Prior to reimbursing any medicine, the HSE considers a range of statutory criteria, including clinical need, cost-effectiveness, and the resources available to the HSE. The process for approval of high-tech new drugs in Ireland involves three steps. The first step involves a Rapid Review, which has been completed. The second involves a full Health Technology Assessment by the National Centre for Pharmacoeconomics (NCPE). This expert assessment is scientific and objective and will evaluate whether the claims being made about the benefits of a new drug are valid, and to what extent, in terms of its impact on life expectancy, quality of life, reducing hospital admissions, reduced need for transplants etc. The NCPE will also consider which patient groups might benefit, how the drug compares with existing treatments and if it is cost-effective at the price being sought by the manufacturer. The Minister for Health has requested that the NCPE expedite this part of the process. The Centre hopes to be in a position to issue its recommendation to the HSE in early June, and the HSE may then engage in price negotiations with the manufacturer.

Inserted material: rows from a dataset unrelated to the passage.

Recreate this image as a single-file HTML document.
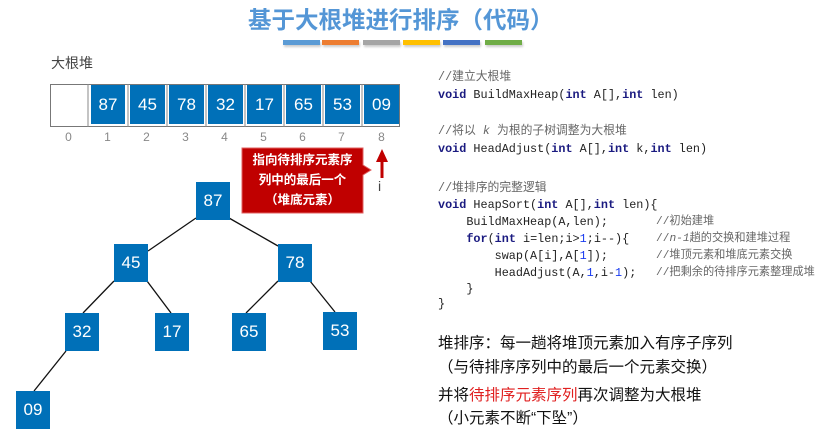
<!DOCTYPE html>
<html><head><meta charset="utf-8"><style>
body{margin:0;width:830px;height:433px;background:#fff;position:relative;overflow:hidden;font-family:"Liberation Sans","Noto Sans CJK SC",sans-serif}
.a{position:absolute}
.t{left:248px;top:1px;font-size:23.5px;font-weight:bold;color:#5496d6;white-space:nowrap}
.bar{top:40px;height:5px;width:37px;box-shadow:1px 2px 2px #ccc}
.b{background:#0070b8;color:#fff;font-size:17px;display:flex;align-items:center;justify-content:center}
.idx{top:130px;font-size:12px;color:#888;width:39px;text-align:center}
.n{width:34px;height:38px}
.code{font-family:"Liberation Mono","Noto Sans CJK SC",monospace;font-size:11.8px;line-height:15px;white-space:pre;color:#222;left:438px}
.k{color:#1a1a80;font-weight:bold}
.c{color:#666}
.cm{font-size:11.2px}
.num{color:#1a3cf0}
.bt{left:438px;font-size:15.5px;color:#111}
</style></head><body>
<div class="a t">基于大根堆进行排序（代码）</div>
<div class="a bar" style="left:283px;background:#5b9bd5"></div>
<div class="a bar" style="left:322px;background:#ed7d31"></div>
<div class="a bar" style="left:363px;background:#a5a5a5"></div>
<div class="a bar" style="left:403px;background:#ffc000"></div>
<div class="a bar" style="left:443px;background:#4472c4"></div>
<div class="a bar" style="left:485px;background:#70ad47"></div>

<div class="a" style="left:51px;top:53px;font-size:14px;color:#444">大根堆</div>
<div class="a" style="left:50px;top:84px;width:350px;height:43px;border:1px solid #777;box-sizing:border-box"></div>
<svg class="a" style="left:0;top:0" width="830" height="433">
<g stroke="#888" stroke-width="1">
<line x1="88" y1="84" x2="88" y2="127"/><line x1="128" y1="84" x2="128" y2="127"/><line x1="167" y1="84" x2="167" y2="127"/><line x1="206" y1="84" x2="206" y2="127"/><line x1="245" y1="84" x2="245" y2="127"/><line x1="284" y1="84" x2="284" y2="127"/><line x1="323" y1="84" x2="323" y2="127"/><line x1="362" y1="84" x2="362" y2="127"/>
</g>
<g stroke="#111" stroke-width="1.3">
<line x1="196" y1="218" x2="148" y2="251"/>
<line x1="229" y1="218" x2="278" y2="246"/>
<line x1="114" y1="281" x2="83" y2="313"/>
<line x1="147" y1="281" x2="171" y2="313"/>
<line x1="278" y1="281" x2="246" y2="313"/>
<line x1="310" y1="281" x2="335" y2="312"/>
<line x1="66" y1="351" x2="34" y2="391"/>
</g>
<path d="M242 148 H363 V165 L371 170 L363 175 V213 H242 Z" fill="#c00000" stroke="#e06060" stroke-width="1"/>
<line x1="382" y1="178" x2="382" y2="160" stroke="#c00000" stroke-width="3"/>
<path d="M376 162 L382 149 L388 162 Z" fill="#c00000"/>
</svg>
<div class="a b" style="left:91px;top:85px;width:34px;height:39px">87</div>
<div class="a b" style="left:130px;top:85px;width:35px;height:39px">45</div>
<div class="a b" style="left:169px;top:85px;width:35px;height:39px">78</div>
<div class="a b" style="left:208px;top:85px;width:35px;height:39px">32</div>
<div class="a b" style="left:247px;top:85px;width:35px;height:39px">17</div>
<div class="a b" style="left:286px;top:85px;width:35px;height:39px">65</div>
<div class="a b" style="left:325px;top:85px;width:35px;height:39px">53</div>
<div class="a b" style="left:364px;top:85px;width:35px;height:39px">09</div>
<div class="a idx" style="left:49px">0</div><div class="a idx" style="left:88px">1</div><div class="a idx" style="left:127px">2</div><div class="a idx" style="left:166px">3</div><div class="a idx" style="left:205px">4</div><div class="a idx" style="left:244px">5</div><div class="a idx" style="left:283px">6</div><div class="a idx" style="left:322px">7</div><div class="a idx" style="left:362px">8</div>
<div class="a" style="left:242px;top:150px;width:121px;text-align:center;color:#fff;font-size:12.5px;line-height:20px;font-weight:bold">指向待排序元素序<br>列中的最后一个<br>（堆底元素）</div>
<div class="a" style="left:378px;top:178px;font-size:14px;color:#444">i</div>

<div class="a b n" style="left:196px;top:182px">87</div>
<div class="a b n" style="left:114px;top:244px">45</div>
<div class="a b n" style="left:278px;top:244px">78</div>
<div class="a b n" style="left:65px;top:313px">32</div>
<div class="a b n" style="left:155px;top:313px">17</div>
<div class="a b n" style="left:232px;top:313px">65</div>
<div class="a b n" style="left:323px;top:312px">53</div>
<div class="a b n" style="left:16px;top:391px">09</div>

<div class="a code c" style="top:70px">//建立大根堆</div>
<div class="a code" style="top:88px"><span class="k">void</span> BuildMaxHeap(<span class="k">int</span> A[],<span class="k">int</span> len)</div>
<div class="a code c" style="top:124px">//将以 <i>k</i> 为根的子树调整为大根堆</div>
<div class="a code" style="top:142px"><span class="k">void</span> HeadAdjust(<span class="k">int</span> A[],<span class="k">int</span> k,<span class="k">int</span> len)</div>
<div class="a code c" style="top:181px">//堆排序的完整逻辑</div>
<div class="a code" style="top:198px"><span class="k">void</span> HeapSort(<span class="k">int</span> A[],<span class="k">int</span> len){</div>
<div class="a code" style="top:215px">    BuildMaxHeap(A,len);</div>
<div class="a code" style="top:232px">    <span class="k">for</span>(<span class="k">int</span> i=len;i&gt;<span class="num">1</span>;i--){</div>
<div class="a code" style="top:249px">        swap(A[i],A[<span class="num">1</span>]);</div>
<div class="a code" style="top:266px">        HeadAdjust(A,<span class="num">1</span>,i-<span class="num">1</span>);</div>
<div class="a code" style="top:282px">    }</div>
<div class="a code" style="top:297px">}</div>
<div class="a code c cm" style="top:215px;left:656px">//初始建堆</div>
<div class="a code c cm" style="top:232px;left:656px">//<i>n-1</i>趟的交换和建堆过程</div>
<div class="a code c cm" style="top:249px;left:656px">//堆顶元素和堆底元素交换</div>
<div class="a code c cm" style="top:266px;left:656px">//把剩余的待排序元素整理成堆</div>

<div class="a bt" style="top:331px">堆排序：每一趟将堆顶元素加入有序子序列</div>
<div class="a bt" style="top:355px">（与待排序序列中的最后一个元素交换）</div>
<div class="a bt" style="top:383px">并将<span style="color:#e02020">待排序元素序列</span>再次调整为大根堆</div>
<div class="a bt" style="top:406px">（小元素不断“下坠”）</div>
</body></html>
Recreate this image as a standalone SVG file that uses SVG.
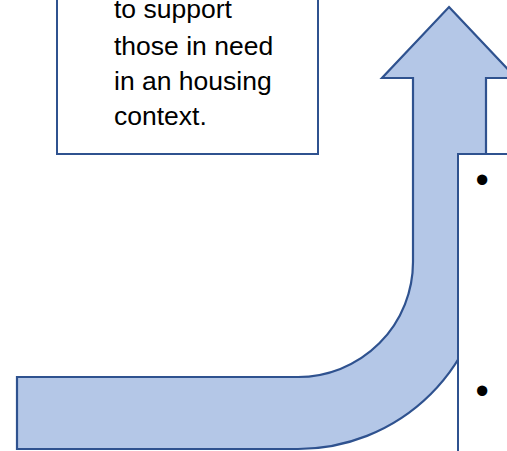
<svg xmlns="http://www.w3.org/2000/svg" width="507" height="451" viewBox="0 0 507 451">
<style>
.box{fill:#ffffff;stroke:#2F528F;stroke-width:2}
.arrow{fill:#B4C7E7;stroke:#2F528F;stroke-width:2.2;stroke-linejoin:miter}
.t{font-family:"Liberation Sans",Arial,sans-serif;font-size:26.5px;fill:#000000}
.b{font-family:"Liberation Sans",Arial,sans-serif;font-size:38px;fill:#000000}
</style>
<g id="arrow">
<path class="arrow" d="M449,7 L516,78 L486,78 L486,262 A188,188 0 0 1 298,449 L17,449 L17,377 L298,377 A115,115 0 0 0 413,262 L413,78 L382,78 Z"/>
</g>
<g id="box-left">
<rect class="box" x="57" y="-10" width="261" height="164"/>
<text class="t" x="114" y="18">to support</text>
<text class="t" x="114" y="54.5">those in need</text>
<text class="t" x="114" y="90">in an housing</text>
<text class="t" x="114" y="125">context.</text>
</g>
<g id="box-right">
<rect class="box" x="458" y="154" width="60" height="310"/>
<text class="b" x="475.5" y="193">•</text>
<text class="b" x="475.5" y="404">•</text>
</g>
<g id="connectors"></g>
</svg>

The process being followed is the same as that for other CF drugs like Kalydeco (ivacaftor), new drugs to treat cancer and other rare diseases. Orkambi will be treated in the same way as these were, and has to be, under the law. This process is designed to secure the best value for the HSE, and the savings that accrue from this process can be used to fund other health service developments, for example isolation rooms for CF and cancer patients, better ambulance services, home supports for the elderly and safer maternity services.
I hope that it will be possible for Orkambi to be approved for patients who will benefit from it, and at a fair price, but it must go through the normal approval procedure first, like all other high-tech medicines.